Lots and lots of love,
Your son,
CL.

I was in Paris this weekend.

It is a city only like itself. I ate pigeon and saw paintings and on Saturday night I wound up at a bar that was far too much of a ‘scene’ for me to enjoy or fit in. I met a Swedish architect who didn’t seem to like it either and was a little bit crazy in a good, unfiltered way. She worked for a famous architect (who I had not heard of but the others I was with had) who she said was an asshole even if he was a genius. She wanted to leave Paris as soon as possible and were it not for her work she would have already done so. She said the city was dirty, its people arrogant and smelly, and the unnecessarily socialized infrastructure generally inefficient. She told me the other places she had lived, which were many, and gave me a reason why each one of them was better.

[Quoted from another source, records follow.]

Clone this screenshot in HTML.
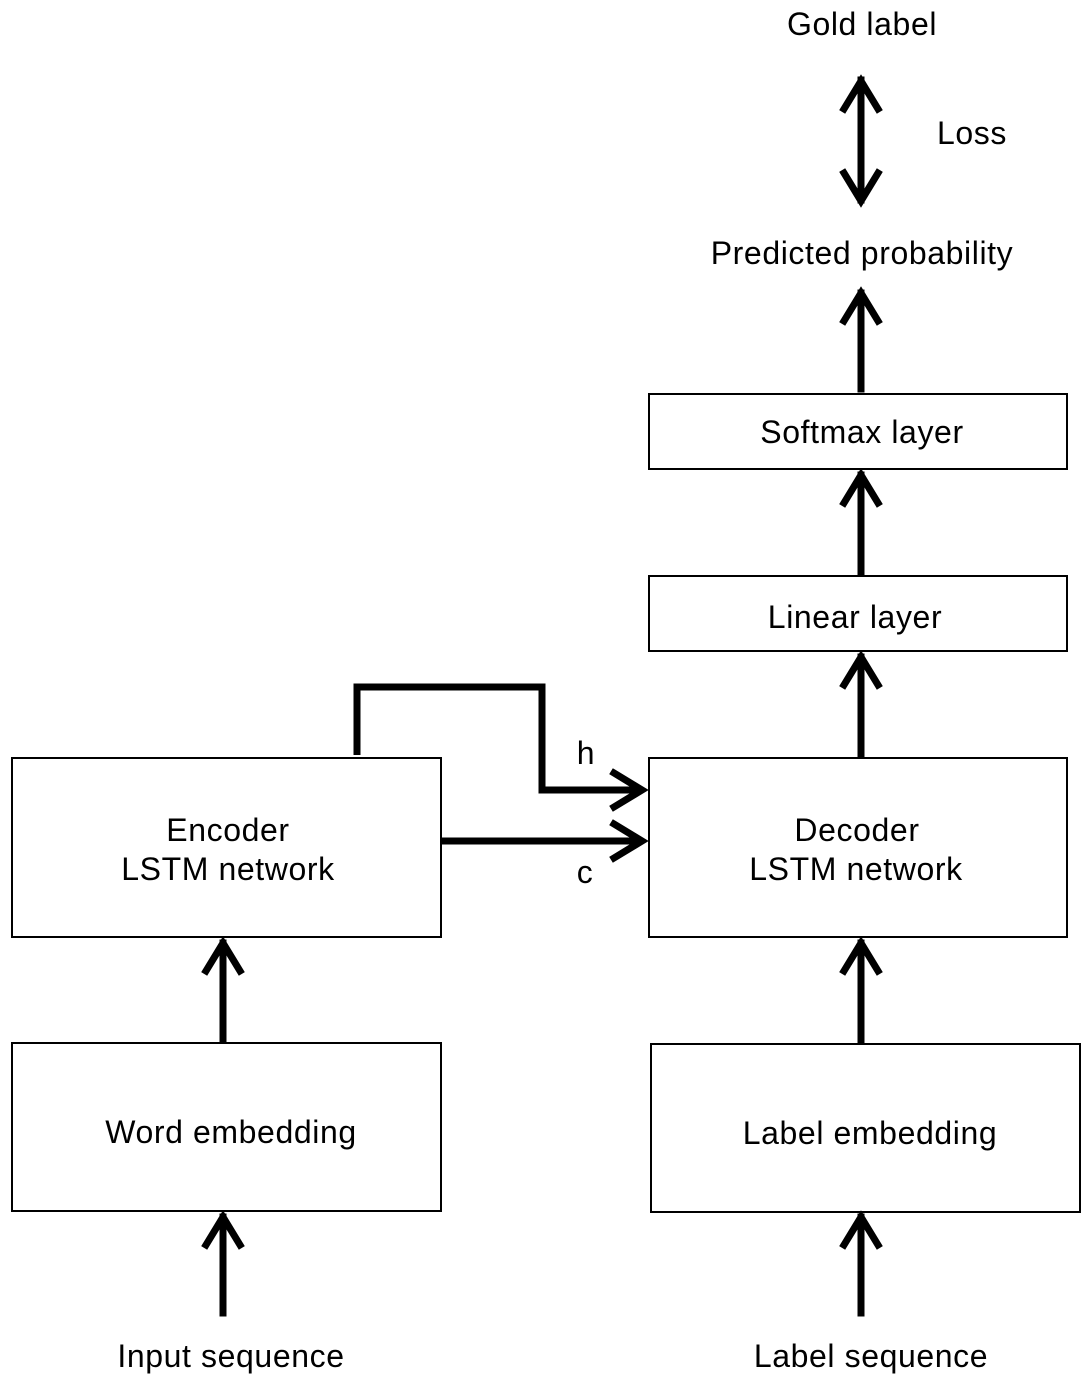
<!DOCTYPE html>
<html><head><meta charset="utf-8"><style>
html,body{margin:0;padding:0;background:#fff;}
svg{display:block;}
text{font-family:"Liberation Sans",Arial,sans-serif;font-size:32px;letter-spacing:0.6px;fill:#000;text-anchor:middle;}
</style></head><body>
<svg width="1090" height="1388" viewBox="0 0 1090 1388" xmlns="http://www.w3.org/2000/svg">
<g fill="#fff" stroke="#000" stroke-width="2">
<rect x="649" y="394" width="418" height="75"/>
<rect x="649" y="576" width="418" height="75"/>
<rect x="649" y="758" width="418" height="179"/>
<rect x="12" y="758" width="429" height="179"/>
<rect x="12" y="1043" width="429" height="168"/>
<rect x="651" y="1044" width="429" height="168"/>
</g>
<g fill="none" stroke="#000" stroke-width="7" stroke-linejoin="miter" stroke-linecap="square">
<line x1="861" y1="80" x2="861" y2="200"/>
<polyline points="844,109 861,81 878,109"/>
<polyline points="844,173 861,201 878,173"/>
<line x1="861" y1="389" x2="861" y2="293"/>
<polyline points="844,321 861,293 878,321"/>
<line x1="861" y1="573" x2="861" y2="475"/>
<polyline points="844,503 861,475 878,503"/>
<line x1="861" y1="755" x2="861" y2="657"/>
<polyline points="844,685 861,657 878,685"/>
<line x1="861" y1="1040" x2="861" y2="943"/>
<polyline points="844,971 861,943 878,971"/>
<line x1="861" y1="1313" x2="861" y2="1217"/>
<polyline points="844,1245 861,1217 878,1245"/>
<line x1="223" y1="1040" x2="223" y2="943"/>
<polyline points="206,971 223,943 240,971"/>
<line x1="223" y1="1313" x2="223" y2="1217"/>
<polyline points="206,1245 223,1217 240,1245"/>
<polyline points="357,755 357,687 542,687 542,790 640,790" stroke-linecap="butt"/>
<polyline points="614,773 642,790 614,807"/>
<line x1="442" y1="841" x2="640" y2="841" stroke-linecap="butt"/>
<polyline points="614,824 642,841 614,858"/>
</g>
<text x="862" y="35">Gold label</text>
<text x="972" y="144">Loss</text>
<text x="862" y="264">Predicted probability</text>
<text x="862" y="443">Softmax layer</text>
<text x="855" y="628">Linear layer</text>
<text x="857" y="841">Decoder</text>
<text x="856" y="880">LSTM network</text>
<text x="228" y="841">Encoder</text>
<text x="228" y="880">LSTM network</text>
<text x="586" y="764">h</text>
<text x="585" y="883">c</text>
<text x="231" y="1143">Word embedding</text>
<text x="870" y="1144">Label embedding</text>
<text x="231" y="1367">Input sequence</text>
<text x="871" y="1367">Label sequence</text>
</svg>
</body></html>
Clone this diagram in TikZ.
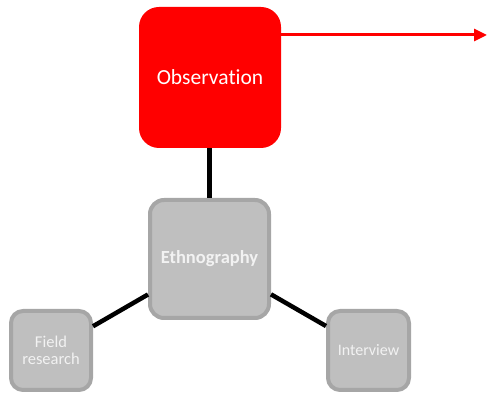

The next person I met was an Australian fashion designer who had moved to Paris six months ago to start her own fashion line. Admittedly I had met other people after the Swede and before the Australian but they, like everything else I exclude from my memories, do not immediately suit my simple and basic literary intents. Anyways, the fashion designer was dressed very fashionably and I asked if she was wearing clothes from her own line. She told me no, that what she designed was much fancier, and then she wrinkled the end of her nose just enough to tell me she was displeased with the question. I asked her how long she was planning on staying in Paris and she said forever. That’s a long time I told her, which I thought was a pretty good answer. She said that since she was a little girl playing dress up she had always dreamed of living in Paris and now that was actually doing it her life was like that dream. She said it in the way that a bad actress reads a line in an okay play. She asked if I spoke French and when I said no the look on her face made it clear that that was the last straw. I said bye and left before she could do the same.

Then I met some Wharton Business School guys. One was from L.A. and the other was French. The French guy seemed like a sleazy French guy and the one from L.A. reminded me of that kid in elementary school who would always buy the old toy the day before everybody else brought in their new toy. As a segue to talk about his salary, he asked the French guy about the appropriateness in France of discussing salary. The Frenchman said it was completely off limits and then promptly told his. They seemed awfully young to be so boring. For that matter, they seemed awfully stupid to be so rich. They gave me friendly, warm goodbyes and invited me to meet up with them at the club where they were headed. I said I’d maybe see them there but first I had to see about some things. Then I took the metro and walked up a hill to stand with all the others who had already done the same and look and watch and smile at how the city lit up at night.